Art.19. § 1. De instellingen belast met de inning van de sociale zekerheidsbijdragen zijn, ieder wat haar betreft, ook belast met de inning en de invordering van de bijzondere bijdrage, bedoeld in artikel 18, evenals met de storting daarvan aan de Rijksdienst voor Arbeidsvoorziening.
  § 2. De Koning bepaalt na advies van het beheerscomité van de Rijksdienst voor Sociale Zekerheid de nadere regelen voor de betaling van deze bijzondere forfaitaire bijdrage.

Art.20. (opgeheven) <L 2002-06-26/55, art. 88, 005; Inwerkingtreding : 01-04-2007>

Art.21. De bijzondere bijdrage, bedoeld in artikel 18, wordt gelijkgesteld met sociale zekerheidsbijdragen, inzonderheid wat betreft de aangiften met verantwoording van de bijdragen, de betalingstermijnen, de toepassing van de burgerlijke sancties en van de strafbepalingen, het toezicht, de aanwijzing van de rechter bevoegd in geval van betwisting, de verjaring inzake rechtsvorderingen, het voorrecht en de mededeling van het bedrag van de schuldvordering van de instelling belast met de inning en de invordering van de bijdragen.

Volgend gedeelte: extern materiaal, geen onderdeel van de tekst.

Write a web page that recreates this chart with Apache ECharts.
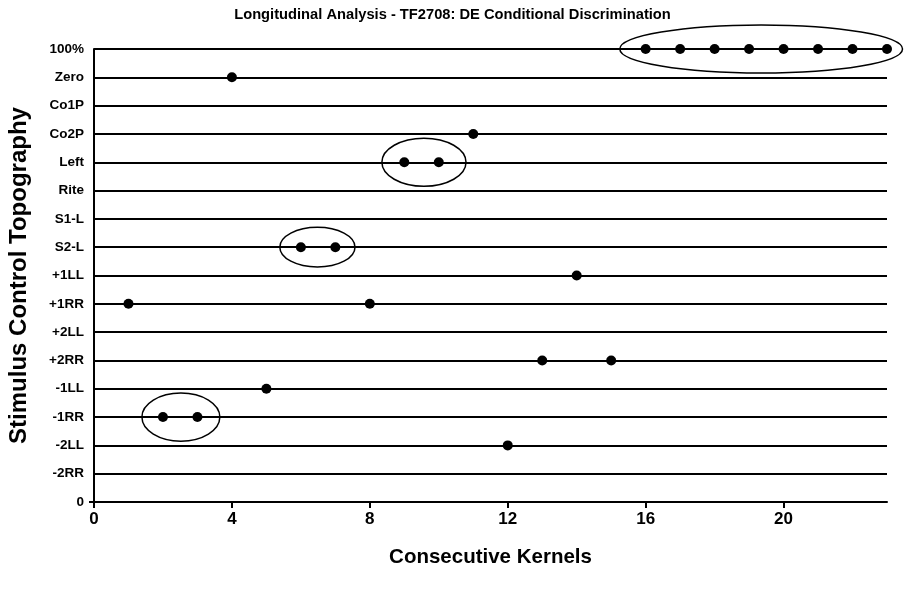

Art.22. (Opgeheven) <W 2002-06-26/55, art. 88, 005; Inwerkingtreding : 01-04-2007>

HOOFDSTUK II. - Herintegratie van langdurig werklozen.
Art.23. <Wijzigingsbepaling van art. 155 van de W 1990-12-29/30>

HOOFDSTUK III. - Inwerkingtreding.
Art. 24. De bepalingen van de afdelingen 1, 2 en 7 van het hoofdstuk I en van het hoodstuk II hebben uitwerking met ingang van 1 januari 1993.
  De bepalingen van afdeling 6 van het hoofdstuk I treden in werking op 1 januari 1994.
  De bepalingen van afdeling 4 van het hoofdstuk I treden in werking op 1 juli 1993.